◆ AVAILABLE RECORDS:

========

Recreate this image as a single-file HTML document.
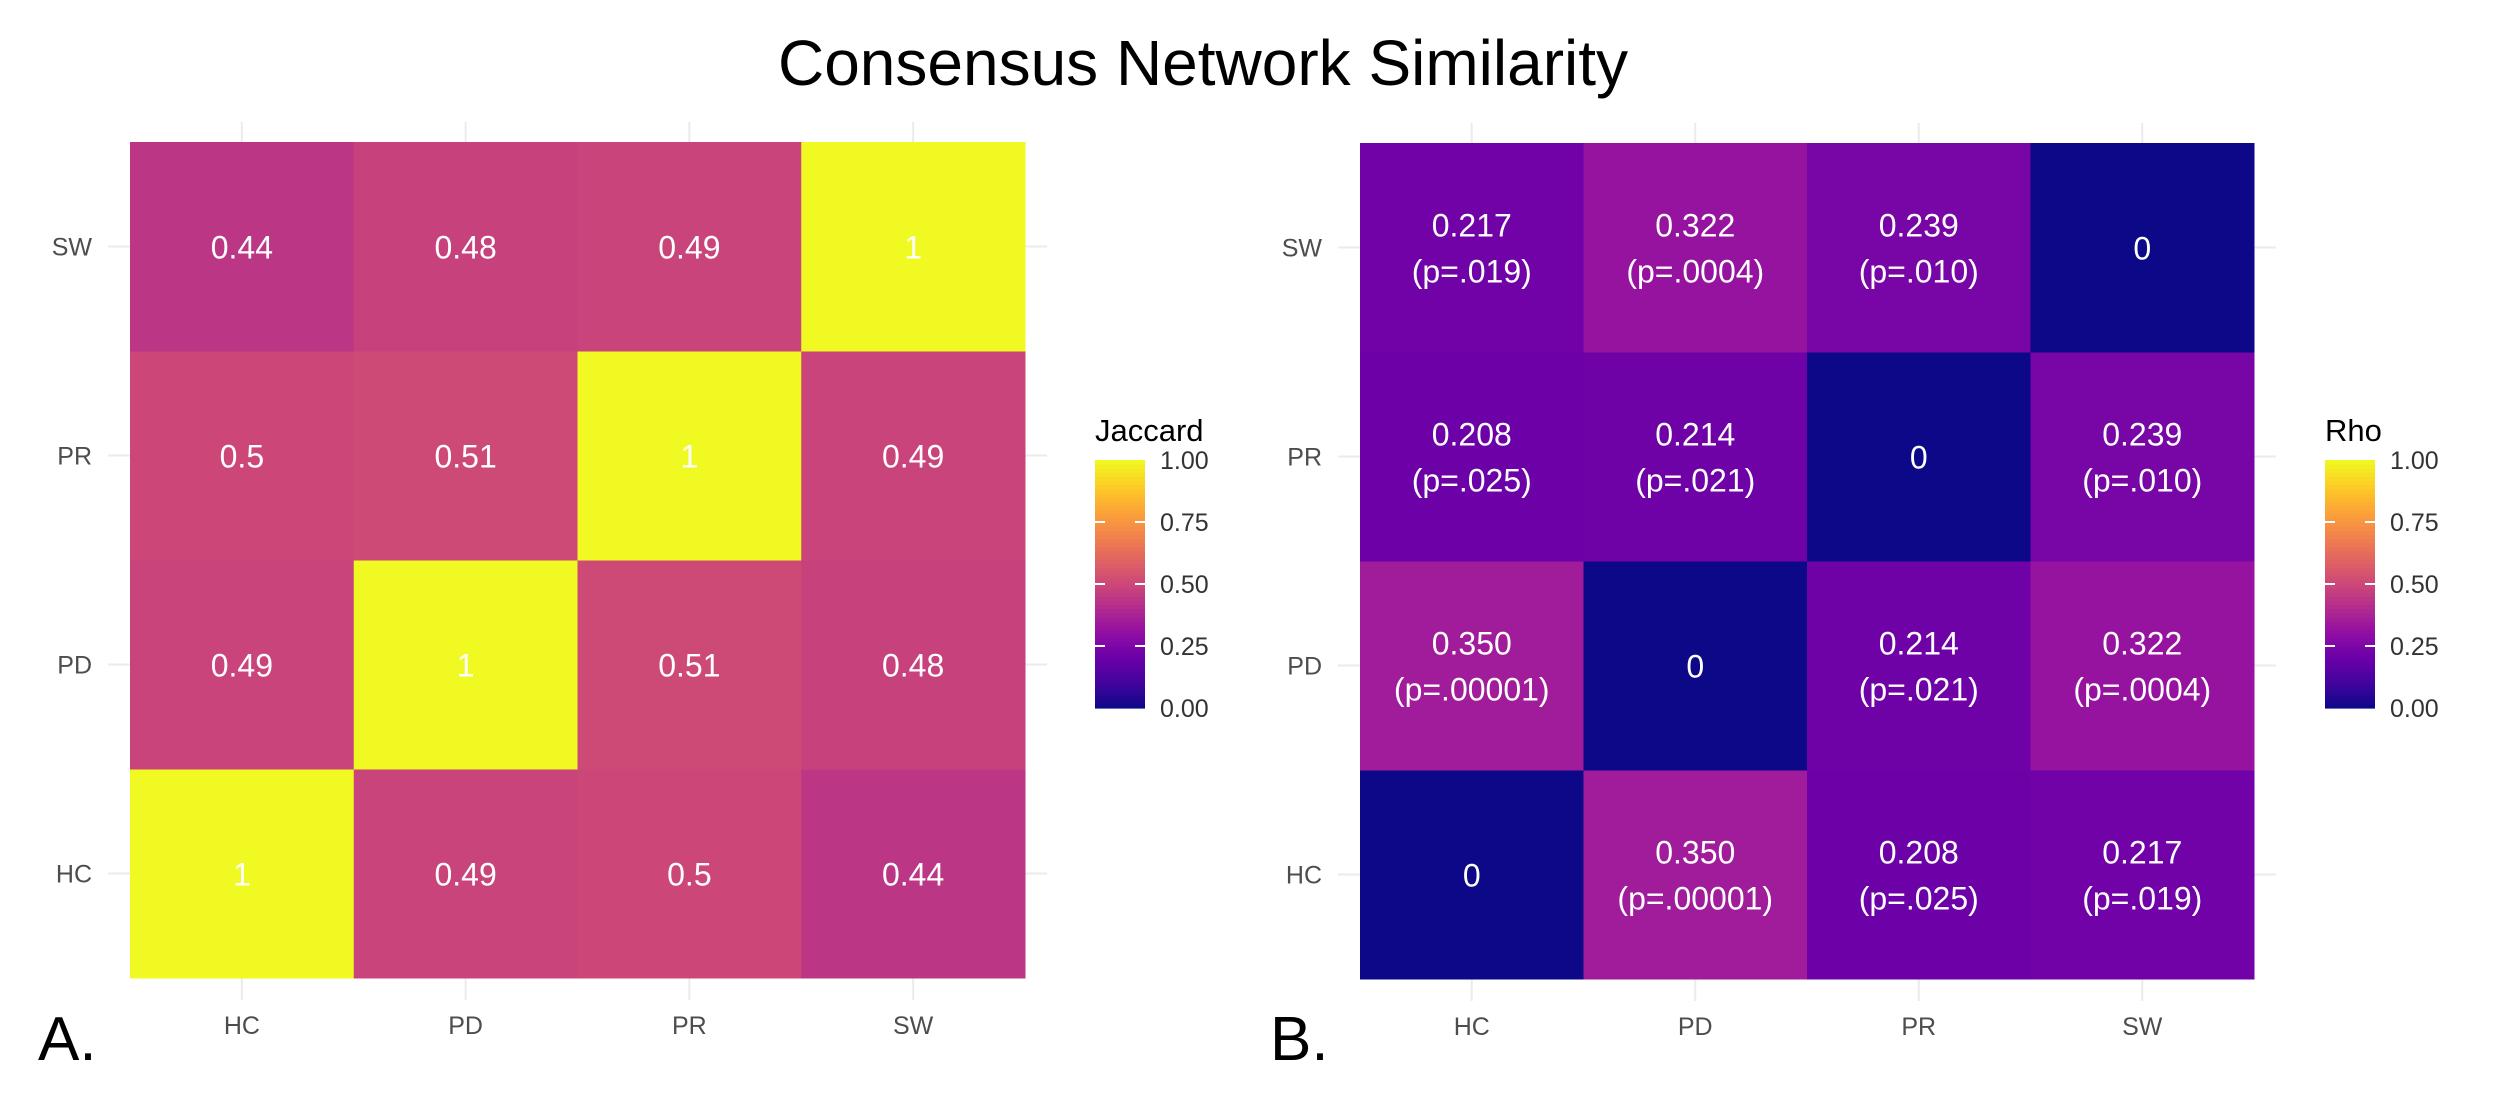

========

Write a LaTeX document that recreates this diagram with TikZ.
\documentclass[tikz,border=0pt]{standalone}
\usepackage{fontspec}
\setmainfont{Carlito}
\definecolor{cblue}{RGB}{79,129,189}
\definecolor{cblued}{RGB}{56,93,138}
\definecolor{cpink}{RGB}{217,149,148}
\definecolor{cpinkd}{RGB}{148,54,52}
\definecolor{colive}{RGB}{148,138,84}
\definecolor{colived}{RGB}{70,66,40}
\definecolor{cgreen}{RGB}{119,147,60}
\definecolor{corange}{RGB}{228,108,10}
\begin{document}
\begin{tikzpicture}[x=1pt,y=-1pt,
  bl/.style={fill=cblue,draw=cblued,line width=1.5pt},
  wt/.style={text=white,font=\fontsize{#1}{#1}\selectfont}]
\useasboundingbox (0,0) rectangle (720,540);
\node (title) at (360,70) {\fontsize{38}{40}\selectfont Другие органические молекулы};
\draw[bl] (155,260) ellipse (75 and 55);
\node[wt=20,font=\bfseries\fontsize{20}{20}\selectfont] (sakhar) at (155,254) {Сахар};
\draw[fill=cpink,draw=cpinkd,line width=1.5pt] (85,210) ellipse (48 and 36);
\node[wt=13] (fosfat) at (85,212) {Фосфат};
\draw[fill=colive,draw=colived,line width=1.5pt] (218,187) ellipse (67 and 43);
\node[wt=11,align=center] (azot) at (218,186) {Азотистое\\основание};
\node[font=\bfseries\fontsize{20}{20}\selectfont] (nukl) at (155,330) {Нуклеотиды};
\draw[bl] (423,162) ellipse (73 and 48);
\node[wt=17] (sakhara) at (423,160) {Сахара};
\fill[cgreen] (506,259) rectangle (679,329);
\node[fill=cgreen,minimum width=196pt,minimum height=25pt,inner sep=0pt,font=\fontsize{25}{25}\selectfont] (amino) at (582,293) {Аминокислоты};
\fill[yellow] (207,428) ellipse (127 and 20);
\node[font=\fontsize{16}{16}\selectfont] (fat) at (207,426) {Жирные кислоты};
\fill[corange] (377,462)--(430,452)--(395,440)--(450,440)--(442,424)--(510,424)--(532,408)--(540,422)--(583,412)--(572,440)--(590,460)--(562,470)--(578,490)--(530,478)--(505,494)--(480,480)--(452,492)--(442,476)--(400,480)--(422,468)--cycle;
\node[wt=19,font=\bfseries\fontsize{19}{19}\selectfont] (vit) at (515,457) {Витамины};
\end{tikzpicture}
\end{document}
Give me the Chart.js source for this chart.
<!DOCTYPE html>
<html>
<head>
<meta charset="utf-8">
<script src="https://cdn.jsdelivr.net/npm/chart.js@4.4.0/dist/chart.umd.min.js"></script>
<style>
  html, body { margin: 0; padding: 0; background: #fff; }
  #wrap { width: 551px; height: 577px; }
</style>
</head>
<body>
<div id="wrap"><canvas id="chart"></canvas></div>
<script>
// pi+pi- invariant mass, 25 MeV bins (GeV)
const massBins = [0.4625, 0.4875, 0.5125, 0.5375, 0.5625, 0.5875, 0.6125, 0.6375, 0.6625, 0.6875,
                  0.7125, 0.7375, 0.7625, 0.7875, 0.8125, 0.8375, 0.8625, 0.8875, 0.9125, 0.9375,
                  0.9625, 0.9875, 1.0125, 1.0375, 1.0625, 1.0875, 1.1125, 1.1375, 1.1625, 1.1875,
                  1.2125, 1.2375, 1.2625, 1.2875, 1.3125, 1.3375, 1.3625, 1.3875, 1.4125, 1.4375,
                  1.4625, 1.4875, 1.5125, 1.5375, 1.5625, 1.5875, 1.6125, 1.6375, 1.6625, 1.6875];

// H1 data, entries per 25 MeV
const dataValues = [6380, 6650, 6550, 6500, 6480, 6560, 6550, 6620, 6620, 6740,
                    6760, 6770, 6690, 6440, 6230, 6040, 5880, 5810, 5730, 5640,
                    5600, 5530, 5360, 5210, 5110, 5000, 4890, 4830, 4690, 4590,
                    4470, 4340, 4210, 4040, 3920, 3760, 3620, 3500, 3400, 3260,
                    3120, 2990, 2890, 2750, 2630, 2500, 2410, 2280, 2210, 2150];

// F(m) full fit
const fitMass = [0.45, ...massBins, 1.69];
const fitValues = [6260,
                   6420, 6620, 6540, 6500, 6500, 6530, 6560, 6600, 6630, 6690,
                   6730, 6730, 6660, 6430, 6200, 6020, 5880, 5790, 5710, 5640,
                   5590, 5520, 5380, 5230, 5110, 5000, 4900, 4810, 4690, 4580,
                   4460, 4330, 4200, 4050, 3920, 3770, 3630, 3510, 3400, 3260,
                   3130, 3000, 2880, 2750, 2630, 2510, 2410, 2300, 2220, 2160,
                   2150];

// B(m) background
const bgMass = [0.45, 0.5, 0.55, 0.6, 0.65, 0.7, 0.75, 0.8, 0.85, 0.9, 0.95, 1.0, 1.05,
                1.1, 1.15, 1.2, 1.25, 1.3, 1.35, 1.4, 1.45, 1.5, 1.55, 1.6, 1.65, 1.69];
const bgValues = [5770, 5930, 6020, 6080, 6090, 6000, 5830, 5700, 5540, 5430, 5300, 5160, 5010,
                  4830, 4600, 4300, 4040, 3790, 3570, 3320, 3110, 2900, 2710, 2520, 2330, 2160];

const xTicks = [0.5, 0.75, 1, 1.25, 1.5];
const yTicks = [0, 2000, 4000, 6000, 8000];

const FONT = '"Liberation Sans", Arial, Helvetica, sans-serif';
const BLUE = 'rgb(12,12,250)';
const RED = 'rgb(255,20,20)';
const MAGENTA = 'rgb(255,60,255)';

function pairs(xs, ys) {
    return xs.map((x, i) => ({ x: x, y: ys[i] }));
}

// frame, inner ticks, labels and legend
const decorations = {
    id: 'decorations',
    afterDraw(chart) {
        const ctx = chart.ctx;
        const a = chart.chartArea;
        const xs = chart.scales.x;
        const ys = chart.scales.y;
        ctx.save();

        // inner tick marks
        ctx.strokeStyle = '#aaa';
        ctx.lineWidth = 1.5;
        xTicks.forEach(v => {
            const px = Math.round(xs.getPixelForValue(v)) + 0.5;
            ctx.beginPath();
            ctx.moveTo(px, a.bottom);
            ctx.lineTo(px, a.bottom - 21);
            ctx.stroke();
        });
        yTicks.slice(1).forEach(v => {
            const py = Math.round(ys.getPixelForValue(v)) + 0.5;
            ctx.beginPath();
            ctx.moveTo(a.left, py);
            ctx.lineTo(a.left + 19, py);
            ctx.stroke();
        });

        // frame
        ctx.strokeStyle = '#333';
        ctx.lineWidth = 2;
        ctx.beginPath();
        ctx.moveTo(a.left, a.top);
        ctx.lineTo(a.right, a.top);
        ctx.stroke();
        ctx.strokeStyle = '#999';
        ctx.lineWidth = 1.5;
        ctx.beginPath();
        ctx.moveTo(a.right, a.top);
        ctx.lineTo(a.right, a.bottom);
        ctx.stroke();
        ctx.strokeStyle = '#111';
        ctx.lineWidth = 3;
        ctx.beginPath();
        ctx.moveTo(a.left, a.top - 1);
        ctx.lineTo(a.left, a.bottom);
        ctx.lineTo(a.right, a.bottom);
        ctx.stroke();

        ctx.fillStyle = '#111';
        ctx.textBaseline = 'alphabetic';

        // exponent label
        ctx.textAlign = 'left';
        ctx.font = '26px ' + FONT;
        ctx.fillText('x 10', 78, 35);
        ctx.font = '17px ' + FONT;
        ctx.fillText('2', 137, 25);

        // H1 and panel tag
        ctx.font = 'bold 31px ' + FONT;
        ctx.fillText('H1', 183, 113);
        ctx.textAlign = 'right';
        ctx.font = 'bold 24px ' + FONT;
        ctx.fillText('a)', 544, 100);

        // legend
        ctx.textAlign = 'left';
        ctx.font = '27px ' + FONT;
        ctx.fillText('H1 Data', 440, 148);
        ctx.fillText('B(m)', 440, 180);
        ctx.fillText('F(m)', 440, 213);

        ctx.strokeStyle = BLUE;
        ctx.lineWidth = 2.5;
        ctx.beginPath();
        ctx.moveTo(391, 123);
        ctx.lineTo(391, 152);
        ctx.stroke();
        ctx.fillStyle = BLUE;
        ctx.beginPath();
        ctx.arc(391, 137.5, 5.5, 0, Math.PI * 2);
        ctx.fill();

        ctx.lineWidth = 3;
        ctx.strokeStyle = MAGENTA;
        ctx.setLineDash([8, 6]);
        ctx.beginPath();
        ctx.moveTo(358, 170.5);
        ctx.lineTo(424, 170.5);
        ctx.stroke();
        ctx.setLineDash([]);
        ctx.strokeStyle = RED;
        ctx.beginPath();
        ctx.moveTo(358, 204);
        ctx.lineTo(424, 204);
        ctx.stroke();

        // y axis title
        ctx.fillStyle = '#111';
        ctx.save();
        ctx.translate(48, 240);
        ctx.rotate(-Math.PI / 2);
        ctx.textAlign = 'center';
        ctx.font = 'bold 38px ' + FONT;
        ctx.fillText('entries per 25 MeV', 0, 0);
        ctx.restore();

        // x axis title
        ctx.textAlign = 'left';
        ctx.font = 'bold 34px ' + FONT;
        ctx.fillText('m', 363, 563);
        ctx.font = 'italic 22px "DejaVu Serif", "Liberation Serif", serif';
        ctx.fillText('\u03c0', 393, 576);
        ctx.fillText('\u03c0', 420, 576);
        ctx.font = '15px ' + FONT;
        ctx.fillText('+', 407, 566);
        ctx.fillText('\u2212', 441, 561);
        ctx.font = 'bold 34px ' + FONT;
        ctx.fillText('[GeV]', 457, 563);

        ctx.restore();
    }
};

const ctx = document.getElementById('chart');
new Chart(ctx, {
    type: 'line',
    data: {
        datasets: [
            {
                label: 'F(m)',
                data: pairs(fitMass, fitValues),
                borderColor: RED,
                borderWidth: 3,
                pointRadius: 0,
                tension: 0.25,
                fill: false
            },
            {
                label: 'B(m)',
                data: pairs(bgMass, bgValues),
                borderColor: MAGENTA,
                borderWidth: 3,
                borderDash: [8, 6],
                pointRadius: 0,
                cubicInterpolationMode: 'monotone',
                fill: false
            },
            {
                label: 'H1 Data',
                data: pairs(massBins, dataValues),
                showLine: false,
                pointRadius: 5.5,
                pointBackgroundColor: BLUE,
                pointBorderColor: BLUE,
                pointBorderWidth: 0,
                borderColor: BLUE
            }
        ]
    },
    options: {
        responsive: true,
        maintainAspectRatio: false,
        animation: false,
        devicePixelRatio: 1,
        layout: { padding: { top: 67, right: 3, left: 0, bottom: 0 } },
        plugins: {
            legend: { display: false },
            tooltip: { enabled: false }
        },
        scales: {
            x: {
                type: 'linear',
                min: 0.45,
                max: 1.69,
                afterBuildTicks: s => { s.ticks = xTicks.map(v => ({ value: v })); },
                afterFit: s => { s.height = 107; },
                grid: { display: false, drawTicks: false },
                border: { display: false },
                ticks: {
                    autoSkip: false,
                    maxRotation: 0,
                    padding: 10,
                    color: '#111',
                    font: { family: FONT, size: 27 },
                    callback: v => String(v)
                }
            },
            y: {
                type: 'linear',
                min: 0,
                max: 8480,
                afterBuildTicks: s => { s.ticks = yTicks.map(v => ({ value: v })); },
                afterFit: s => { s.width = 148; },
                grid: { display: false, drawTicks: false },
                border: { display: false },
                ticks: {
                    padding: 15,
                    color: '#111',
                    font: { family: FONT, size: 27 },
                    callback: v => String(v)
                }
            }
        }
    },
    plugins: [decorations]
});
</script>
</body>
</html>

========

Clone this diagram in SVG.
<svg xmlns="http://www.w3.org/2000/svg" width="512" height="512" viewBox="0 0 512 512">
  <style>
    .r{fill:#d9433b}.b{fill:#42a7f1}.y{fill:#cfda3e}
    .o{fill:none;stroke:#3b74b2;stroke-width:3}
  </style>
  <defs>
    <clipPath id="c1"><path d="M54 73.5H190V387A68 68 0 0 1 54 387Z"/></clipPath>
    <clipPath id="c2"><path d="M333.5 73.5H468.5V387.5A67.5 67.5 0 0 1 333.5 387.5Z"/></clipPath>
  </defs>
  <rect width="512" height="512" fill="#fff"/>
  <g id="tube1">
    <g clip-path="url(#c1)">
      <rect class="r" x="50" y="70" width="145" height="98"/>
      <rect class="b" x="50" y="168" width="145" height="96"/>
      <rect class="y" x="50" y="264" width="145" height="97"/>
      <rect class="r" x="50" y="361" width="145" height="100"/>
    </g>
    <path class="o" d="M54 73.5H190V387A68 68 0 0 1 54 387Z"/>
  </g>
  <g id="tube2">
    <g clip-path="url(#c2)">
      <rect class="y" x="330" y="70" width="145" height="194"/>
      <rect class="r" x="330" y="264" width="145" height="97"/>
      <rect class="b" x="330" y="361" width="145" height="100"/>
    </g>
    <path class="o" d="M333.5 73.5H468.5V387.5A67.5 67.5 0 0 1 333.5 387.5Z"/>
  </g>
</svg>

========

◆ SHORT PROBLEM:
Copy every line of the listing that contains the word "this".

◆ TASK SOLUTION:
Recreate this image as a single-file HTML document.
Write a LaTeX document that recreates this diagram with TikZ.
Give me the Chart.js source for this chart.
Clone this diagram in SVG.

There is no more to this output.